Mapping notes

This document (from Ryan Brooks) contains implementation notes to aid maintenance of the transform.

Requirements

This transformation is built with the Talend Open Studio Data Integration suite.

  • Talend Open Studio Data Integration, >~5.6.2.
  • Git

Transformation steps

The transform is broken down into 5 steps:

  1. Extract the Excel spreadsheet.
  2. Map the spreadsheet columns to NHIC data elements.
  3. Replace spurious values with nulls.
  4. Replace input strings with their enumerated counterparts.
  5. Load the output XML file.

Replacements

The primary role of the replacements is to swap input values for valid enumeratied values in the XML, for example swapping Positive for Pos.
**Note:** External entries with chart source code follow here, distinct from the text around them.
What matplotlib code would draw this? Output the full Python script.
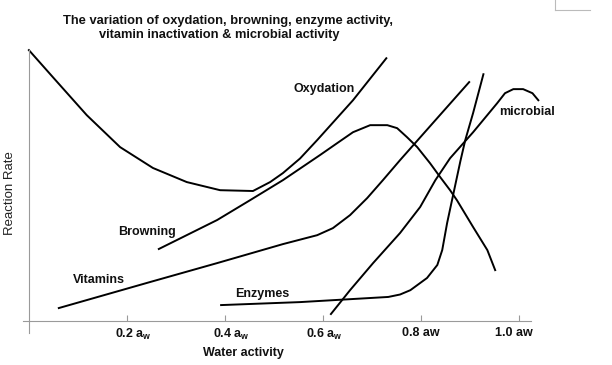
import matplotlib
matplotlib.use("Agg")
import matplotlib.pyplot as plt
from matplotlib.lines import Line2D
from matplotlib.transforms import ScaledTranslation

plt.rcParams['font.family'] = ['Liberation Sans', 'DejaVu Sans']
plt.rcParams['mathtext.fontset'] = 'custom'
plt.rcParams['mathtext.rm'] = 'Liberation Sans'
plt.rcParams['mathtext.bf'] = 'Liberation Sans:bold'

# Curves (water activity, reaction rate in arbitrary units)
oxy_x = [0.000, 0.049, 0.118, 0.186, 0.253, 0.322, 0.390, 0.457, 0.492, 0.518,
         0.553, 0.588, 0.661, 0.729]
oxy_y = [100.0, 90.0, 76.0, 64.2, 56.5, 51.3, 48.3, 48.0, 51.3, 54.6,
         60.0, 66.8, 81.5, 97.0]

brown_x = [0.265, 0.314, 0.384, 0.451, 0.518, 0.594, 0.629, 0.661, 0.696, 0.731, 0.751,
           0.771, 0.792, 0.818, 0.839, 0.859, 0.873, 0.906, 0.935, 0.951]
brown_y = [26.6, 31.0, 37.3, 44.6, 52.0, 61.3, 65.7, 69.7, 72.3, 72.3, 71.2,
           67.9, 64.2, 58.3, 53.1, 48.3, 44.6, 34.7, 26.2, 18.8]

vit_x = [0.061, 0.247, 0.384, 0.518, 0.588, 0.620, 0.655, 0.690, 0.722, 0.757, 0.824, 0.898]
vit_y = [4.8, 14.4, 21.4, 28.4, 31.7, 34.3, 39.1, 45.4, 52.0, 59.4, 73.1, 88.2]

enz_x = [0.392, 0.553, 0.733, 0.757, 0.778, 0.812, 0.833, 0.843, 0.853, 0.880,
         0.890, 0.906, 0.927]
enz_y = [5.9, 7.0, 8.9, 9.8, 11.4, 15.9, 20.7, 26.2, 36.2, 59.0,
         66.8, 76.8, 91.1]

mic_x = [0.616, 0.655, 0.702, 0.757, 0.798, 0.829, 0.859, 0.906, 0.955, 0.971, 0.988,
         1.008, 1.027, 1.039]
mic_y = [2.6, 11.4, 21.4, 32.5, 42.1, 52.0, 60.1, 69.7, 80.4, 84.1, 85.6,
         85.6, 84.1, 81.5]

tick_pos = [0.2, 0.4, 0.6, 0.8, 1.0]
tick_labels = [r"0.2 a$_\mathbf{w}$", r"0.4 a$_\mathbf{w}$", r"0.6 a$_\mathbf{w}$",
               "0.8 aw", "1.0 aw"]

# curve labels: text, x, y
curve_labels = [("Oxydation", 0.602, 85.6), ("Browning", 0.241, 32.8),
                ("Vitamins", 0.143, 15.1), ("Enzymes", 0.476, 10.0),
                ("microbial", 1.016, 77.1)]

fig = plt.figure(figsize=(6.12, 3.65), dpi=100)
ax = fig.add_axes([0.0376, 0.0877, 0.830, 0.775])

for xs, ys in [(oxy_x, oxy_y), (brown_x, brown_y), (vit_x, vit_y),
               (enz_x, enz_y), (mic_x, mic_y)]:
    ax.plot(xs, ys, color='black', lw=1.4, clip_on=False, solid_joinstyle='round')

for text, x, y in curve_labels:
    ax.text(x, y, text, ha='center', va='center', fontsize=9, fontweight='bold',
            color='#111111')

ax.set_xlim(-0.012, 1.024)
ax.set_ylim(-4.4, 100)
for side in ['top', 'right']:
    ax.spines[side].set_visible(False)
ax.spines['left'].set_position(('data', 0))
ax.spines['bottom'].set_position(('data', 0))
ax.spines['left'].set_color('#9a9a9a')
ax.spines['bottom'].set_color('#9a9a9a')

ax.set_yticks([])
ax.set_xticks(tick_pos)
ax.set_xticklabels(tick_labels, fontsize=9, fontweight='bold', color='#111111')
ax.tick_params(axis='x', direction='in', length=4, color='#9a9a9a', pad=4)
shifts = [6, 6, 1, 0, -5]
for lab, dx in zip(ax.get_xticklabels(), shifts):
    lab.set_transform(lab.get_transform() + ScaledTranslation(dx / 100, 0, fig.dpi_scale_trans))

ax.set_xlabel("Water activity", fontsize=9, fontweight='bold', color='#111111')
ax.xaxis.set_label_coords(0.433, -0.05)
ax.set_ylabel("Reaction Rate", fontsize=9.5, color='#222222', va='center')
ax.yaxis.set_label_coords(-0.0256, 0.495)

fig.text(228 / 612, 1 - 21 / 365, "The variation of oxydation, browning, enzyme activity,",
         ha='center', va='center', fontsize=9.3, fontweight='bold', color='#111111')
fig.text(219 / 612, 1 - 35 / 365, "vitamin inactivation & microbial activity",
         ha='center', va='center', fontsize=9.3, fontweight='bold', color='#111111')

# small box corner in the top right of the original picture
fig.add_artist(Line2D([555 / 612, 555 / 612], [1.0, 1 - 10 / 365], color='#bbbbbb', lw=0.8))
fig.add_artist(Line2D([555 / 612, 590 / 612], [1 - 10 / 365, 1 - 10 / 365], color='#bbbbbb', lw=0.8))

fig.savefig("out.png", dpi=100)
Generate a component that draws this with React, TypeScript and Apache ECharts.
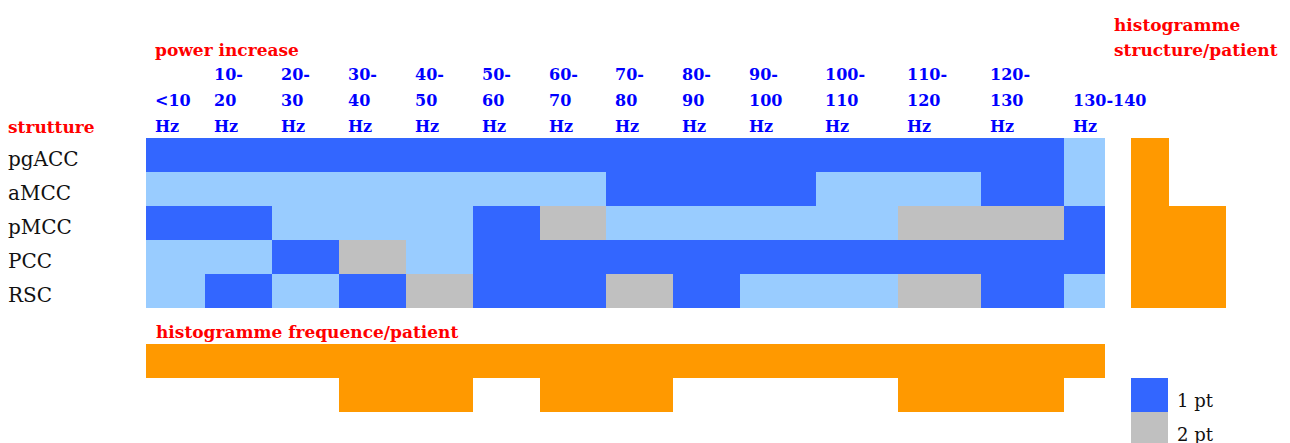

There are also many values which are non-values, for example Not tested, Awaiting result, and Unknown, when valid values in the XML are Positive and Negative.

NHIC_TRA_43-1

  • Unknown -> 0 (Not known)

NHIC_TRA_44-1

  • Burns -> 17 (Other)
  • Cardiovascular - type unclassified -> 17 (Other)
  • Chronic pulmonary disease -> 17 (Other)
  • Liver failure (not self poisoning) -> 17 (Other)
  • Pneumonia -> 17 (Other)
  • Respiratory - type unclassified (inc smoke inhalation) ->
  • Respiratory failure ->
  • Septicaemia -> 17 (Other)
  • Other drug overdose -> 6 (Drug overdose)
  • Not reported -> 18 (Unknown)
  • Infections - type unclassified -> 8 (Infection)
  • Trauma - RTA - car -> 16 (Trauma)
  • Trauma - RTA - motorbike -> 16 (Trauma)
  • Trauma - RTA - pedestrian -> 16 (Trauma)
  • Trauma - RTA - pushbike -> 16 (Trauma)
  • Trauma - RTA - unknown type -> 16 (Trauma)
  • Other trauma - accident -> 16 (Trauma)
  • Other trauma - unknown cause -> 16 (Trauma)
  • Other trauma - suicide -> 16 (Trauma)

NHIC_TRA_45-1

  • Mixed -> G (Any other mixed background)
  • Other -> S (Any other ethnic group)

NHIC_TRA_56

  • Peritoneal dialysis -> PERITONEAL DIALYSIS (CAPD/APD)
  • Haemodialysis -> UNIT HAEMODIALYSIS ** THIS IS A MASSIVE ASSUMPTION **

NHIC_TRA_70-1

  • Living unrelated - Altruistic -> LIVING UNRELATED
  • Living unrelated - Pooled -> LIVING UNRELATED
  • Unknown -> removed

NHIC_TRA_71-1

  • ALTRUISTIC NON-DIRECTED DONOR -> OTHER LIVING NON-RELATED DONOR - PLEASE SPECIFY
  • POOLED DONOR -> OTHER LIVING NON-RELATED DONOR - PLEASE SPECIFY
  • LIVING NON-RELATED DONOR - PARTNER -> LIVING NON-RELATED DONOR - SPOUSE

m attributes

The modification time (m) attributes have been omitted from the transformation, because each transformation will include the entire NHSBT extract and will therefore supercede any prior values. The NHSBT extract doesn't contain timestamps for modifications, so it would only be possible to add the m value of the extract or transformation date and apply that to all elements.